Den Zuschauern wurde eine achtseitige Übersetzung des Textes ausgeteilt, zentrale Aussagen erschienen aber auch als Obertitel. Es war dann nicht immer einfach, Peszeks vielgestaltige Aktionen zu entschlüsseln, manches blieb, wie zu erwarten war, ein Rätsel.
Nackt im Theater
Eine weitere Performance an diesem Abend kam von Studenten der HfS Ernst Busch in Berlin: „Haut – My Body is a Stage“. Nach kurzer Einleitung aus dem Lautsprecher (wir befinden uns in einem Theater) sehen wir zwei junge Damen (Sarah Grünig, Clara Wolfram) auf der Bühne, die sich recht bald über ihre Nacktheit in der Öffentlichkeit erschrecken. Später kommt ein junger Mann (Jakob Schmidt) hinzu, der seinen arroganten Vortrag an die beiden in dem Moment abbricht, als er merkt, ein Frauenkleid zu tragen. Und bald ebenfalls gar nichts mehr – die Frauen fordern es heraus. Es geht um Körper auf der Bühne, aber auch um Körperbilder und Schönheitsideale unter medialer Dauerberieselung und die Frage nach der Verfügungsgewalt. Wem gehört der Körper: dem Regisseur oder der Schauspielerin?

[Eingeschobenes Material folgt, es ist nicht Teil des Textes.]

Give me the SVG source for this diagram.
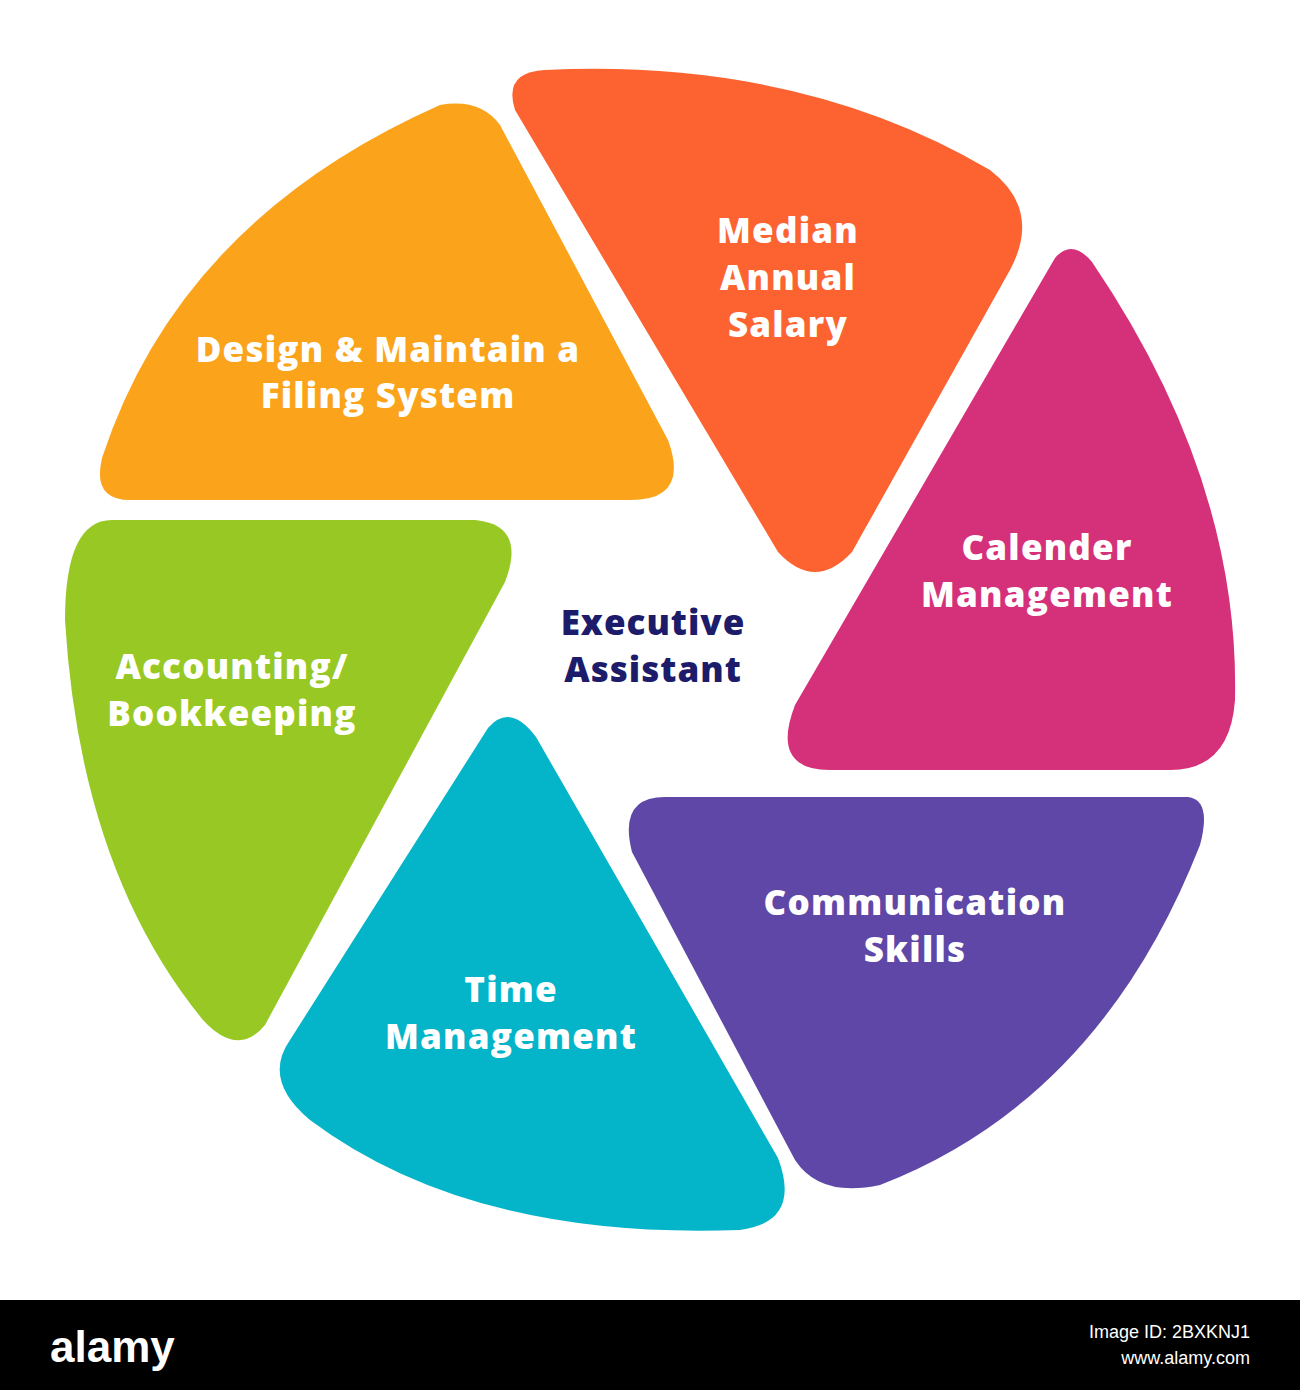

Die Schauspieler bewegen sich in fluide fortgesponnenen Situationen von anfänglicher Scham hin zur Akzeptanz des Körpers und seiner Zurschaustellung in einer persönlichen Modenschau. In etwa 30 Minuten werden humorvoll viele Fragen gestreift; in der zweiten Hälfte kommt eine Kamera ins Spiel, dann wird ein wild zusammengeschnittenes Video angeschaut mit parodistischen Bruchstücken aus dem aktuellen Jahrmarkt der Eitelkeiten von YouTube-Schönheitstipps bis zum Wertekosmos Heidi Klums – Einflüsse, denen sich die drei naiven Schauspieler nicht entziehen können. Auch hier gibt es großen Applaus, der zum Teil wohl dem Mut der Schauspieler gilt, die mit ihrem Können ihrer berühmten Schauspielschule alle Ehre machen. In einem abschließenden Gespräch gegen 22 Uhr trafen die Künstler des Tages aufeinander.
Das dreitägige Urbäng-Festival für performative Künste, das neben Performances und Konzerten auch Diskussionen und Begegnungen beinhaltete, hat sich einen festen Platz in der Kölner Szene erobert und war in diesem Jahr sehr gut besucht. Es galten die verordneten 3G-Hygieneschutzregeln mit entsprechenden Nachweisen und Maskenpflicht im voll (und recht eng) besetzten Orangerie-Theater. Im Garten war wieder ein Dschungel aufgebaut, auch zum Aufenthalt bei den etwa einstündigen Umbaupausen, mit Catering und Getränken, live aufgelegter Hintergrundmusik und Sitzbereichen mit Feuerstellen. Mitglieder des künstlerischen Leitungsteams waren vor Ort und moderierten ein wenig durch den Abend.